7. I’m not as good as I think I am - hilarious, reading point 6. Yes, I do need to focus more on unit testing my code, or TDD or better architecture. It’s my job to make sure that I deliver a better product day by day and to tell my manager about the importance of these.
8. Trust people - the fear of trust is big but eventually, I realized that I’m not alone. My path of thought was on the wrong track the whole time, and the switch to get off was right there, trusting the people around me. I’m not gonna lie, going to talk at conferences made me a nervous wreck but I’m happy that I got the courage to do it.
9. Learning and development opportunities - Yes, I do invest time and money in order to become better. The company I work for has a budget for this also. Attending various conferences, books, and Udemy subscription. If you are willing to grow, the company should support you and if you are not getting along with the culture of the company, find another.
10. People don’t leave organizations. They leave managers - Myth or truth? Yes, I do trust my manager. I find him supportive and I learned in the right environment that it’s ok to ask for help. Being able to figure out that I’m not able to perform a certain task in a specific time interval by myself and choosing between burning-out or ask for help this means to grow.

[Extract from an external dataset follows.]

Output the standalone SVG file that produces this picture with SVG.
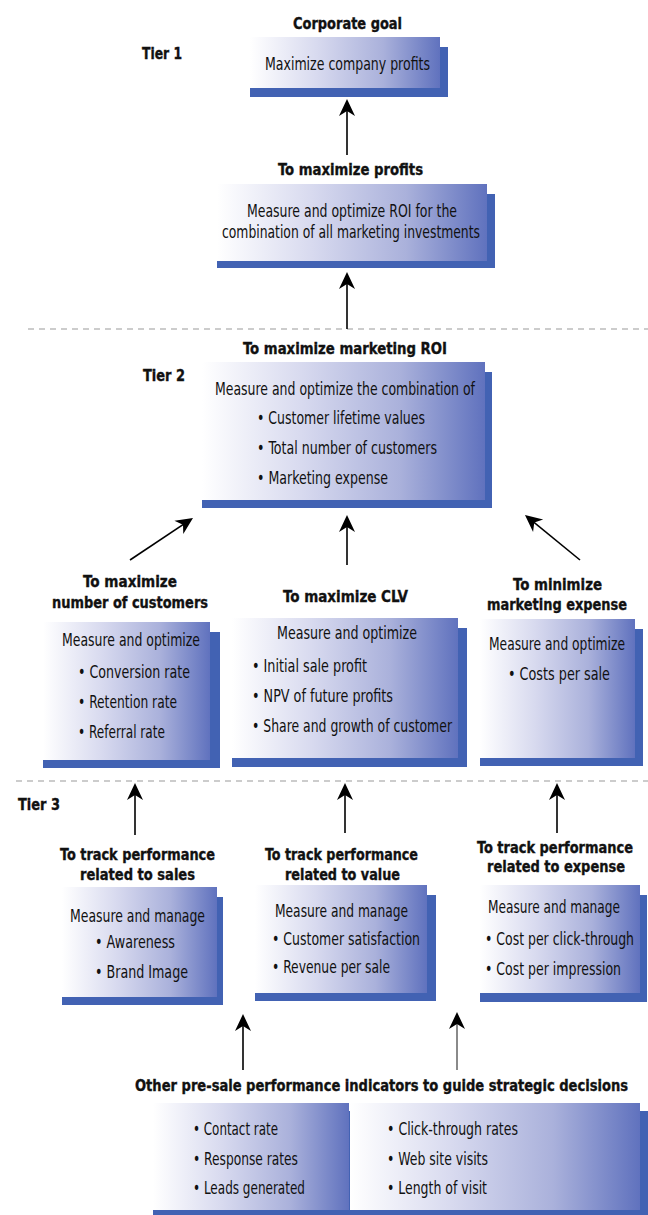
<svg xmlns="http://www.w3.org/2000/svg" width="648" height="1215" viewBox="0 0 648 1215">
<defs>
<linearGradient id="g" x1="0" y1="0" x2="1" y2="0">
<stop offset="0" stop-color="#ffffff"/>
<stop offset="0.35" stop-color="#d8daef"/>
<stop offset="0.7" stop-color="#aab1db"/>
<stop offset="1" stop-color="#6072be"/>
</linearGradient>
<marker id="ah" markerUnits="userSpaceOnUse" markerWidth="22" markerHeight="20" viewBox="-18 -10 22 20" refX="-3" refY="0" orient="auto">
<path d="M0,0 L-17,-8 L-12,0 L-17,8 Z" fill="#000"/>
</marker>
</defs>
<style>
text{font-family:"Liberation Sans Narrow","DejaVu Sans Condensed","Liberation Sans",sans-serif;fill:#111;}
.t{font-size:16px;font-weight:bold;stroke:#111;stroke-width:0.35;}
.b{font-size:17px;}
.e{text-anchor:end;}
.box{fill:url(#g);}
.sh{fill:#4262b3;}
.ar{stroke:#000;stroke-width:1.6;fill:none;marker-end:url(#ah);}
.arg{stroke:#8a8a8a;stroke-width:2;fill:none;marker-end:url(#ah);}
.dash{stroke:#9a9a9a;stroke-width:1.2;stroke-dasharray:6 5;}
</style>

<g id="dividers">
<line class="dash" x1="28" y1="329" x2="648" y2="329"/>
<line class="dash" x1="16" y1="781" x2="648" y2="781"/>
</g>

<g id="tier-labels">
<text class="t" x="142" y="59" textLength="40" lengthAdjust="spacingAndGlyphs">Tier 1</text>
<text class="t" x="143" y="381" textLength="42" lengthAdjust="spacingAndGlyphs">Tier 2</text>
<text class="t" x="18" y="810" textLength="42" lengthAdjust="spacingAndGlyphs">Tier 3</text>
</g>

<g id="connectors">
<line class="ar" x1="347" y1="155" x2="347" y2="102"/>
<line class="ar" x1="347" y1="329" x2="347" y2="275"/>
<line class="ar" x1="130" y1="560" x2="190.5" y2="519.7"/>
<line class="ar" x1="347" y1="565" x2="347" y2="518"/>
<line class="ar" x1="580" y1="560" x2="527.3" y2="516.9"/>
<line class="ar" x1="135" y1="835" x2="135" y2="786"/>
<line class="ar" x1="345" y1="833" x2="345" y2="786"/>
<line class="ar" x1="557" y1="833" x2="557" y2="786"/>
<line class="ar" x1="243" y1="1070" x2="243" y2="1017"/>
<line class="arg" x1="457" y1="1070" x2="457" y2="1015"/>
</g>

<g id="corporate-goal">
<text class="t" x="293" y="29" textLength="109" lengthAdjust="spacingAndGlyphs">Corporate goal</text>
<rect class="sh" x="250" y="47" width="198" height="50"/>
<rect class="box" x="250" y="37" width="190" height="51"/>
<text class="b" x="265" y="70" textLength="165" lengthAdjust="spacingAndGlyphs">Maximize company profits</text>
</g>

<g id="maximize-profits">
<text class="t" x="278" y="175" textLength="145" lengthAdjust="spacingAndGlyphs">To maximize profits</text>
<rect class="sh" x="217" y="194" width="278" height="74"/>
<rect class="box" x="217" y="184" width="270" height="77"/>
<text class="b" x="247" y="217" textLength="210" lengthAdjust="spacingAndGlyphs">Measure and optimize ROI for the</text>
<text class="b" x="222" y="238" textLength="258" lengthAdjust="spacingAndGlyphs">combination of all marketing investments</text>
</g>

<g id="marketing-roi">
<text class="t" x="243" y="354" textLength="204" lengthAdjust="spacingAndGlyphs">To maximize marketing ROI</text>
<rect class="sh" x="202" y="372" width="290" height="136"/>
<rect class="box" x="202" y="362" width="283" height="138"/>
<text class="b" x="215" y="395" textLength="260" lengthAdjust="spacingAndGlyphs">Measure and optimize the combination of</text>
<text class="b" x="257" y="424" textLength="168" lengthAdjust="spacingAndGlyphs">• Customer lifetime values</text>
<text class="b" x="257" y="454" textLength="180" lengthAdjust="spacingAndGlyphs">• Total number of customers</text>
<text class="b" x="257" y="484" textLength="131" lengthAdjust="spacingAndGlyphs">• Marketing expense</text>
</g>

<g id="max-customers">
<text class="t" x="83" y="587" textLength="94" lengthAdjust="spacingAndGlyphs">To maximize</text>
<text class="t" x="52" y="608" textLength="156" lengthAdjust="spacingAndGlyphs">number of customers</text>
<rect class="sh" x="43" y="632" width="177" height="136"/>
<rect class="box" x="43" y="622" width="167" height="138"/>
<text class="b" x="62" y="646" textLength="138" lengthAdjust="spacingAndGlyphs">Measure and optimize</text>
<text class="b" x="78" y="678" textLength="112" lengthAdjust="spacingAndGlyphs">• Conversion rate</text>
<text class="b" x="78" y="708" textLength="99" lengthAdjust="spacingAndGlyphs">• Retention rate</text>
<text class="b" x="78" y="738" textLength="87" lengthAdjust="spacingAndGlyphs">• Referral rate</text>
</g>

<g id="max-clv">
<text class="t" x="283" y="602" textLength="125" lengthAdjust="spacingAndGlyphs">To maximize CLV</text>
<rect class="sh" x="232" y="628" width="235" height="139"/>
<rect class="box" x="232" y="618" width="226" height="140"/>
<text class="b" x="277" y="639" textLength="140" lengthAdjust="spacingAndGlyphs">Measure and optimize</text>
<text class="b" x="252" y="672" textLength="115" lengthAdjust="spacingAndGlyphs">• Initial sale profit</text>
<text class="b" x="252" y="702" textLength="141" lengthAdjust="spacingAndGlyphs">• NPV of future profits</text>
<text class="b" x="252" y="732" textLength="200" lengthAdjust="spacingAndGlyphs">• Share and growth of customer</text>
</g>

<g id="min-expense">
<text class="t e" x="602" y="590" textLength="89" lengthAdjust="spacingAndGlyphs">To minimize</text>
<text class="t e" x="627" y="610" textLength="140" lengthAdjust="spacingAndGlyphs">marketing expense</text>
<rect class="sh" x="480" y="629" width="163" height="137"/>
<rect class="box" x="480" y="619" width="155" height="139"/>
<text class="b e" x="625" y="650" textLength="136" lengthAdjust="spacingAndGlyphs">Measure and optimize</text>
<text class="b e" x="610" y="680" textLength="102" lengthAdjust="spacingAndGlyphs">• Costs per sale</text>
</g>

<g id="track-sales">
<text class="t" x="60" y="860" textLength="155" lengthAdjust="spacingAndGlyphs">To track performance</text>
<text class="t" x="80" y="880" textLength="115" lengthAdjust="spacingAndGlyphs">related to sales</text>
<rect class="sh" x="62" y="897" width="161" height="108"/>
<rect class="box" x="62" y="887" width="155" height="110"/>
<text class="b" x="70" y="922" textLength="135" lengthAdjust="spacingAndGlyphs">Measure and manage</text>
<text class="b" x="95" y="948" textLength="80" lengthAdjust="spacingAndGlyphs">• Awareness</text>
<text class="b" x="95" y="978" textLength="93" lengthAdjust="spacingAndGlyphs">• Brand Image</text>
</g>

<g id="track-value">
<text class="t" x="265" y="860" textLength="153" lengthAdjust="spacingAndGlyphs">To track performance</text>
<text class="t" x="285" y="880" textLength="115" lengthAdjust="spacingAndGlyphs">related to value</text>
<rect class="sh" x="255" y="895" width="181" height="106"/>
<rect class="box" x="255" y="885" width="172" height="108"/>
<text class="b" x="275" y="917" textLength="133" lengthAdjust="spacingAndGlyphs">Measure and manage</text>
<text class="b" x="272" y="945" textLength="148" lengthAdjust="spacingAndGlyphs">• Customer satisfaction</text>
<text class="b" x="272" y="973" textLength="118" lengthAdjust="spacingAndGlyphs">• Revenue per sale</text>
</g>

<g id="track-expense">
<text class="t e" x="633" y="853" textLength="156" lengthAdjust="spacingAndGlyphs">To track performance</text>
<text class="t e" x="625" y="872" textLength="138" lengthAdjust="spacingAndGlyphs">related to expense</text>
<rect class="sh" x="480" y="895" width="167" height="107"/>
<rect class="box" x="480" y="885" width="160" height="108"/>
<text class="b e" x="620" y="913" textLength="132" lengthAdjust="spacingAndGlyphs">Measure and manage</text>
<text class="b e" x="634" y="945" textLength="149" lengthAdjust="spacingAndGlyphs">• Cost per click-through</text>
<text class="b e" x="621" y="975" textLength="136" lengthAdjust="spacingAndGlyphs">• Cost per impression</text>
</g>

<g id="pre-sale">
<text class="t e" x="628" y="1091" textLength="493" lengthAdjust="spacingAndGlyphs">Other pre-sale performance indicators to guide strategic decisions</text>
<rect class="sh" x="153" y="1111" width="495" height="110"/>
<rect class="box" x="153" y="1103" width="196" height="107"/>
<rect class="box" x="350" y="1103" width="290" height="107"/>
<text class="b" x="193" y="1135" textLength="85" lengthAdjust="spacingAndGlyphs">• Contact rate</text>
<text class="b" x="193" y="1165" textLength="105" lengthAdjust="spacingAndGlyphs">• Response rates</text>
<text class="b" x="193" y="1194" textLength="112" lengthAdjust="spacingAndGlyphs">• Leads generated</text>
<text class="b" x="387" y="1135" textLength="131" lengthAdjust="spacingAndGlyphs">• Click-through rates</text>
<text class="b" x="387" y="1165" textLength="101" lengthAdjust="spacingAndGlyphs">• Web site visits</text>
<text class="b" x="387" y="1194" textLength="100" lengthAdjust="spacingAndGlyphs">• Length of visit</text>
</g>
</svg>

11. Teach others what you know - Yes, I try to do this every time. I do Android classes for students, I attend local meetups or conferences where I share my knowledge about Android and Kotlin. The best feeling to hear someone says that they learned a certain topic from you.
12. My smile, still, stays on - my friends working at the same company are leaving the company. Yes, it is very sad and I feel that I cannot handle it but I promise myself that I will take the time to gear up the best response.
13. Don’t hide your mistakes - Yes, I do mistakes. But I’m able to figure out what went wrong and why. And more importantly how to fix it. This happens in a healthy environment.
14. Process, Process, Process - Yes, I do fight with Jira, meetings, tickets and so on. In a positive way, I’m not a strong opinioned person about it since I’m aware that those are improving the collaboration and work within the team.
15. Stay committed - Out there, so many tools, architecture patterns and a huge amount of information. Yes, I don’t know everything but I make sure though I know at least one thing really well and trying different paradigms to have at least a clue, knowing that this stuff exists.
16. Stay motivated - Yes, I’m not all the time motivated. There are times I have to work on a project that doesn’t spark a lot of joy. What I do is to search for challenges that I can conquer so my ego thrives from the dark. In this way boredom cannot kill my joy and productivity.
17. Write - Yes, I try to be a better communicator, to express my thoughts easier. This helps me to communicate technical requirements and specifications to others in an easier way. Being able to write code that can be understood by both a computer and by human beings is a skill developed over time.
18. Ability to influence and persuade - Coding, point 3, would be pointless without this ability. Yes, I do influence people. I structure my arguments to make a point through the idea I want to share. As developers, we work with other teams and maybe our goals are not completely aligned so choosing between the authority or the capability to influence it’s a growing.
Thank you for reading this. Really thrilled to start my next adventures and to meet tons of incredible people next year. What an incredible 2019!